Transparency and patterned drawing
- drawing_mode - Sets the graphics drawing mode.
- xor_mode - Shortcut for toggling xor drawing mode on and off.
- solid_mode - Shortcut for selecting solid drawing mode.
256-color transparency
In paletted video modes, translucency and lighting are implemented with a
64k lookup table, which contains the result of combining any two colors c1
and c2. You must set up this table before you use any of the translucency
or lighting routines. Depending on how you construct the table, a range of
different effects are possible. For example, translucency can be implemented
by using a color halfway between c1 and c2 as the result of the combination.
Lighting is achieved by treating one of the colors as a light level (0-255)
rather than a color, and setting up the table appropriately.

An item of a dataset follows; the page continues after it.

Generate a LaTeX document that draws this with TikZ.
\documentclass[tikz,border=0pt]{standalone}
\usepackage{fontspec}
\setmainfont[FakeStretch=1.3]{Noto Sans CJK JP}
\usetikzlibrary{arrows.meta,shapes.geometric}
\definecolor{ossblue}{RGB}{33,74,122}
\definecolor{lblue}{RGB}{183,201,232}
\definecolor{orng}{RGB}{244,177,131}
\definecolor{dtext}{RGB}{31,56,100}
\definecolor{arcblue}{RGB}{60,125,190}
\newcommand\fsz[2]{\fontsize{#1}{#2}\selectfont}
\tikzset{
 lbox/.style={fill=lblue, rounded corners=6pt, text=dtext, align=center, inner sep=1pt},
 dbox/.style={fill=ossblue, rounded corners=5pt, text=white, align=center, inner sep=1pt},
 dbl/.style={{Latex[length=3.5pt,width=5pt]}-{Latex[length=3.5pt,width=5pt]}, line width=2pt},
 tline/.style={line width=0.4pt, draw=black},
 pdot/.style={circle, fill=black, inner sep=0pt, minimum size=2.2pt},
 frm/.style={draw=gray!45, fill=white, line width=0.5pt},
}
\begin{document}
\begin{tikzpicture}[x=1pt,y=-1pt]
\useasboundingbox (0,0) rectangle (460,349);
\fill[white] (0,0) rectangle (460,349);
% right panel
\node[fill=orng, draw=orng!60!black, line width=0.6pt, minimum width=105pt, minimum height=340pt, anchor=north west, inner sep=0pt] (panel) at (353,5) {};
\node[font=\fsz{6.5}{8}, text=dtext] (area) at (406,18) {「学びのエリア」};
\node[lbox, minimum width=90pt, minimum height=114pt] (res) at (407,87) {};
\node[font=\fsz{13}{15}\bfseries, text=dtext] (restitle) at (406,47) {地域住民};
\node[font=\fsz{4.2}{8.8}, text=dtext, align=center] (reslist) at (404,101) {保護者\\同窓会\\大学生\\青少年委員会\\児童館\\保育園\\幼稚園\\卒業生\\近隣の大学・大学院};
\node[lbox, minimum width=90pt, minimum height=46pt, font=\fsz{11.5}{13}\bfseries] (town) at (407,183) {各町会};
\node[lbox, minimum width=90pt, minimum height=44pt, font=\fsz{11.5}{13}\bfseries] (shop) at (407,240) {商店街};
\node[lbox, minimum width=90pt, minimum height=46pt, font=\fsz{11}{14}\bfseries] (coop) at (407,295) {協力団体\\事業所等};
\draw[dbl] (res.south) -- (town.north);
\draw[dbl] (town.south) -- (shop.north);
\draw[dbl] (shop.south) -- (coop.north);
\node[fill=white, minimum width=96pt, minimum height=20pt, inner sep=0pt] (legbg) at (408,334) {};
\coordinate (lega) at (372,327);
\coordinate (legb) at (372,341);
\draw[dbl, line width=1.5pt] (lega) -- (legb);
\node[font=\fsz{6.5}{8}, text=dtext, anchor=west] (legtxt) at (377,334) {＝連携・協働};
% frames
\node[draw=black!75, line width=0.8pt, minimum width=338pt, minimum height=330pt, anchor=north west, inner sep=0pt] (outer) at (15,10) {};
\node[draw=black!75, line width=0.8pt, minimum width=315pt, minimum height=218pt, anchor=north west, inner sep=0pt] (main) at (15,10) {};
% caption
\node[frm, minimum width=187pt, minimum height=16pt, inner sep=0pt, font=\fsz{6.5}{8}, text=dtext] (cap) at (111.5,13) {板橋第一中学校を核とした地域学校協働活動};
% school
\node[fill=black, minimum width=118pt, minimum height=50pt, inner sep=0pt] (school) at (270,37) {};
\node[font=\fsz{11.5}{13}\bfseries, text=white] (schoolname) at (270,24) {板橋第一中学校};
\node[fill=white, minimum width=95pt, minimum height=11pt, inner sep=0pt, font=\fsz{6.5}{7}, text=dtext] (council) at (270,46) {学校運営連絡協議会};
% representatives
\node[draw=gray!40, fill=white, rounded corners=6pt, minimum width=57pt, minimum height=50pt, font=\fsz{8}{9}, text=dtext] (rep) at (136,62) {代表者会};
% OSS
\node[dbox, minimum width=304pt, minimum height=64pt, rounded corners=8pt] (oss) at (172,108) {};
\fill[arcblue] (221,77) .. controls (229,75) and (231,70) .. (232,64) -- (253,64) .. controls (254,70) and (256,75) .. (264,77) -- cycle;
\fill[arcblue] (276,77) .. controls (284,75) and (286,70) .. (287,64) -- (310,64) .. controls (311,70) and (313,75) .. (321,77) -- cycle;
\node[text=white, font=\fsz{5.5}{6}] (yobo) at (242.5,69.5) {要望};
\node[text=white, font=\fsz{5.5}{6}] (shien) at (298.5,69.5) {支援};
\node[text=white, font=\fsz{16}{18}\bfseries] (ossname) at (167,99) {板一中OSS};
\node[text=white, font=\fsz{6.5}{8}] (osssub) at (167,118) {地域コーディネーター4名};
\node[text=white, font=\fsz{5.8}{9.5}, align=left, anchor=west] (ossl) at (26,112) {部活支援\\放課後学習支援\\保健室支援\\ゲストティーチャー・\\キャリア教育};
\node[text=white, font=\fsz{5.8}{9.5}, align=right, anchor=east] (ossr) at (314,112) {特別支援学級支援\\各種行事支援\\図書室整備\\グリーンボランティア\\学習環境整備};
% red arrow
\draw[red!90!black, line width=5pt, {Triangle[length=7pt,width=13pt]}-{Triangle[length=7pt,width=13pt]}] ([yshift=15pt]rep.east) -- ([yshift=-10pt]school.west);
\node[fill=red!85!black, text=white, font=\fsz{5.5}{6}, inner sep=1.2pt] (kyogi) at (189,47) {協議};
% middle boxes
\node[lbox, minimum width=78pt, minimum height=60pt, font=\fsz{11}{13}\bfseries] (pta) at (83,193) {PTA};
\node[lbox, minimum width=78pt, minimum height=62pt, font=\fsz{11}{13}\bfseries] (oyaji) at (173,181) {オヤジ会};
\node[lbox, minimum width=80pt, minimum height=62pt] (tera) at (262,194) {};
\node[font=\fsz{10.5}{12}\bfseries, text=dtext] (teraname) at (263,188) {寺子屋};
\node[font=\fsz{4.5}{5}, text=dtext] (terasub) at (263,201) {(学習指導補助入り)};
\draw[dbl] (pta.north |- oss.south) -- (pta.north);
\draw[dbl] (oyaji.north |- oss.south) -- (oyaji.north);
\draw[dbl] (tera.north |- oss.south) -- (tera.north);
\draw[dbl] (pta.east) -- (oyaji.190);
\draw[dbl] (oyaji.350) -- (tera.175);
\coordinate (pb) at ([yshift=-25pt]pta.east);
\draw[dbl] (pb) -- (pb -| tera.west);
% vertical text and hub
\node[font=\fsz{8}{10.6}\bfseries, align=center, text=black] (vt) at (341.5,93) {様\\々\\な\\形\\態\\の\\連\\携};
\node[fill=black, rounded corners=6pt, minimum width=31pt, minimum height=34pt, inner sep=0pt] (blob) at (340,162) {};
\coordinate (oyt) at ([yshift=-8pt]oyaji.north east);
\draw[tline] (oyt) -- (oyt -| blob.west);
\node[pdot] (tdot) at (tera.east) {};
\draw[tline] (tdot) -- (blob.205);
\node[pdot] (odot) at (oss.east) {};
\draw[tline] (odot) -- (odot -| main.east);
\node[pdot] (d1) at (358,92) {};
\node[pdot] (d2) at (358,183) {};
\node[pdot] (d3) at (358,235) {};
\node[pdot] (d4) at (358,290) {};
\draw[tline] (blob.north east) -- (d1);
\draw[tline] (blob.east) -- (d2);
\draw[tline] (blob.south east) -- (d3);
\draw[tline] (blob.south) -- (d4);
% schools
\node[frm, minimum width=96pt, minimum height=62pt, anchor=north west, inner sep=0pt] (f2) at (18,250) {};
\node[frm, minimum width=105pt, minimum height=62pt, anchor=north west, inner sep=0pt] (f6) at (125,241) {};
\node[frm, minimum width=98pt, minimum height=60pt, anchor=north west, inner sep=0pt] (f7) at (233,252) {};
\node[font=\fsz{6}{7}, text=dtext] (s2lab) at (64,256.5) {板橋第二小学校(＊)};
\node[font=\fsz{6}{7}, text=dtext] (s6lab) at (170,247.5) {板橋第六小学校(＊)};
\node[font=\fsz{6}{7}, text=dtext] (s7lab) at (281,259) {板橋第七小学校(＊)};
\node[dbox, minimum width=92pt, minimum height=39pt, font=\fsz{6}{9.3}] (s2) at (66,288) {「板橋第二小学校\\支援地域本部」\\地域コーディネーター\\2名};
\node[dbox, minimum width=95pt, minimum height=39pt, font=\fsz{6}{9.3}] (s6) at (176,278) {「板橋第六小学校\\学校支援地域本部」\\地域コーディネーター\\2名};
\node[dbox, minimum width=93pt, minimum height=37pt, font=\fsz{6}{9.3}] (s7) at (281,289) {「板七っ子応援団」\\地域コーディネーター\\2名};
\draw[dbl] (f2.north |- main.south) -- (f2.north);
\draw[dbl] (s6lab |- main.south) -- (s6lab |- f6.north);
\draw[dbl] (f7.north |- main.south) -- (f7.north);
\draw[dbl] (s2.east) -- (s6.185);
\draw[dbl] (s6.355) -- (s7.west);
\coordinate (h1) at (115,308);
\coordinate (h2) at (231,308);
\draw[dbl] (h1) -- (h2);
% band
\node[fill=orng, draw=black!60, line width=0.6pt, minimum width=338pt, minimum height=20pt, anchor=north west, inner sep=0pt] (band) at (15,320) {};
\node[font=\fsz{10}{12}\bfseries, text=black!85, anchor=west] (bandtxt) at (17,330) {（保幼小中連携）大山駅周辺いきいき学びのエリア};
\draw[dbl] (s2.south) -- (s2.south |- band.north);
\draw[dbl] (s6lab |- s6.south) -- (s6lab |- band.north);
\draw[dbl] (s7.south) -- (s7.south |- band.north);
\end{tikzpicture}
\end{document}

A range of
specialised effects are possible, for instance replacing any color with any
other color and making individual source or destination colors completely
solid or invisible. Color mapping tables can be precalculated with the
colormap utility, or generated at runtime. Read chapter "Structures and types
defined by Allegro" for an internal description of the COLOR_MAP structure.
Truecolor transparency
In truecolor video modes, translucency and lighting are implemented by a
blender function of the form:
unsigned long (*BLENDER_FUNC)(unsigned long x, y, n);
For each pixel to be drawn, this routine is passed two color parameters x
and y, decomposes them into their red, green and blue components, combines
them according to some mathematical transformation involving the
interpolation factor n, and then merges the result back into a single
return color value, which will be used to draw the pixel onto
the destination bitmap.
The parameter x represents the blending modifier color and the parameter y
represents the base color to be modified. The interpolation factor n is in
the range [0-255] and controls the solidity of the blending.

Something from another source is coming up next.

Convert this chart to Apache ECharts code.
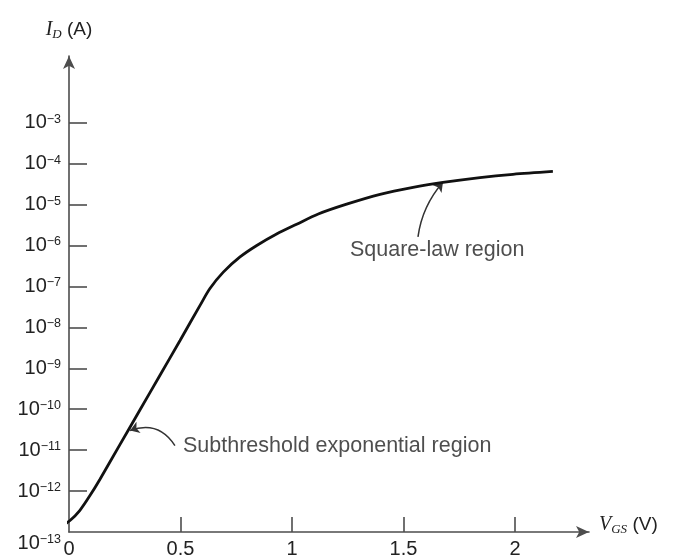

When a translucent drawing function is used, x is the color of the source,
y is the color of the bitmap being drawn onto and n is the alpha level
that was passed to the function that sets the blending mode (the RGB triplet
that was passed to this function is not taken into account).

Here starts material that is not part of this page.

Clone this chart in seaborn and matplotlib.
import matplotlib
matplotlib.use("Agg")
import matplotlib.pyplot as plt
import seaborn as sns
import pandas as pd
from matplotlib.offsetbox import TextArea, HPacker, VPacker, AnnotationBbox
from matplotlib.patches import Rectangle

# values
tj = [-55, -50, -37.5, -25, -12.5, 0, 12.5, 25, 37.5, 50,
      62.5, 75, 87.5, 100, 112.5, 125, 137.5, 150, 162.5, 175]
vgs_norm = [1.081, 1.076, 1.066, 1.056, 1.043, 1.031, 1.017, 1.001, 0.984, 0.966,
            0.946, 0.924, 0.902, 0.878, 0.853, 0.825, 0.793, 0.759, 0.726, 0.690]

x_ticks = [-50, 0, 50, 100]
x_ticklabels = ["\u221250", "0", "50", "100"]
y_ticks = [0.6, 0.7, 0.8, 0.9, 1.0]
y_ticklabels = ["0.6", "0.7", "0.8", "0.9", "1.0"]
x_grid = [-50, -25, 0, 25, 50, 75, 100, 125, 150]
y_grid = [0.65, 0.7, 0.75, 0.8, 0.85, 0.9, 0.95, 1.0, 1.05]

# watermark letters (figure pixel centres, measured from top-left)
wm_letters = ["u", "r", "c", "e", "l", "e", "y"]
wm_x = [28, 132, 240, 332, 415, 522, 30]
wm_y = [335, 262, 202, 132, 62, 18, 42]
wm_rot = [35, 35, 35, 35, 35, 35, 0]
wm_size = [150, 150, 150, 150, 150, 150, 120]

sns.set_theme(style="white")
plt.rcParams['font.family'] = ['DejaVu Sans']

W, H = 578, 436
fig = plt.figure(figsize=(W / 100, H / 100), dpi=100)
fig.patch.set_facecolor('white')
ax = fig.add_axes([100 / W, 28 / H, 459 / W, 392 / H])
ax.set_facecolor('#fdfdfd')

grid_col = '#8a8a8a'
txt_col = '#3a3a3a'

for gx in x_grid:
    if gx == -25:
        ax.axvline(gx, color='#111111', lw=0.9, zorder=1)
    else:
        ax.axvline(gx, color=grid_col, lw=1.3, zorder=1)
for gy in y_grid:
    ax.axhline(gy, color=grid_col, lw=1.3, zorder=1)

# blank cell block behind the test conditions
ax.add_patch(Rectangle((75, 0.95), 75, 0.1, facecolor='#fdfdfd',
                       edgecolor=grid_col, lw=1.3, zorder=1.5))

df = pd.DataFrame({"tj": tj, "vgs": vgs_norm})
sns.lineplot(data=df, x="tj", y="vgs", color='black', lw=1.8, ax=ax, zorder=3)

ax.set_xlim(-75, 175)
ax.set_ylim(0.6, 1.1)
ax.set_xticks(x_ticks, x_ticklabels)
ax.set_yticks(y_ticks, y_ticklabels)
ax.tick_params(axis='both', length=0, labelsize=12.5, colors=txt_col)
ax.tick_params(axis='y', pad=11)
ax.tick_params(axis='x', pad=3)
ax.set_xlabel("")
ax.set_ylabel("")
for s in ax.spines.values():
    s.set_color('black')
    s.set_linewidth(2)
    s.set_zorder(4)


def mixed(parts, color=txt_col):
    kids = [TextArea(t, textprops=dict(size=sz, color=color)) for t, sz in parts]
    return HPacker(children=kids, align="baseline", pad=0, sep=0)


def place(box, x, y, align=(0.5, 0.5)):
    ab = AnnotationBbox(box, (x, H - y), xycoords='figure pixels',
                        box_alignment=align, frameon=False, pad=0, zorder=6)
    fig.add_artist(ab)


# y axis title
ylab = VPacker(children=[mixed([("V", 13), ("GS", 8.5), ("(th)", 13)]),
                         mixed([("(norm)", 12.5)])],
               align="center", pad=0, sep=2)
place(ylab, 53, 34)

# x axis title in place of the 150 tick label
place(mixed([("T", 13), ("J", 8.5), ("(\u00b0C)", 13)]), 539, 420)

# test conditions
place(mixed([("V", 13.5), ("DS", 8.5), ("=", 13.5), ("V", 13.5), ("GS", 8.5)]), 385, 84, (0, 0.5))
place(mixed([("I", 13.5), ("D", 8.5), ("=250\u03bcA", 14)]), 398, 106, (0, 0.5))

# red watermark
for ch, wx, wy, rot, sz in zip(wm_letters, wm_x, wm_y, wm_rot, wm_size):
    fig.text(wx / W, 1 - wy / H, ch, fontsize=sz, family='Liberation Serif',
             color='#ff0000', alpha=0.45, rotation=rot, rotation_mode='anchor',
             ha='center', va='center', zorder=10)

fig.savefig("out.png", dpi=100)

When a lit sprite drawing function is used, x is the color represented by
the RGB triplet that was passed to the function that sets the blending mode
(the alpha level that was passed to this function is not taken into
account), y is the color of the sprite and n is the alpha level that was
passed to the drawing function itself.
Since these routines may be used from various different color depths, there
are three such callbacks, one for use with 15-bit 5.5.5 pixels, one for 16
bit 5.6.5 pixels, and one for 24-bit 8.8.8 pixels (this can be shared
between the 24 and 32-bit code since the bit packing is the same).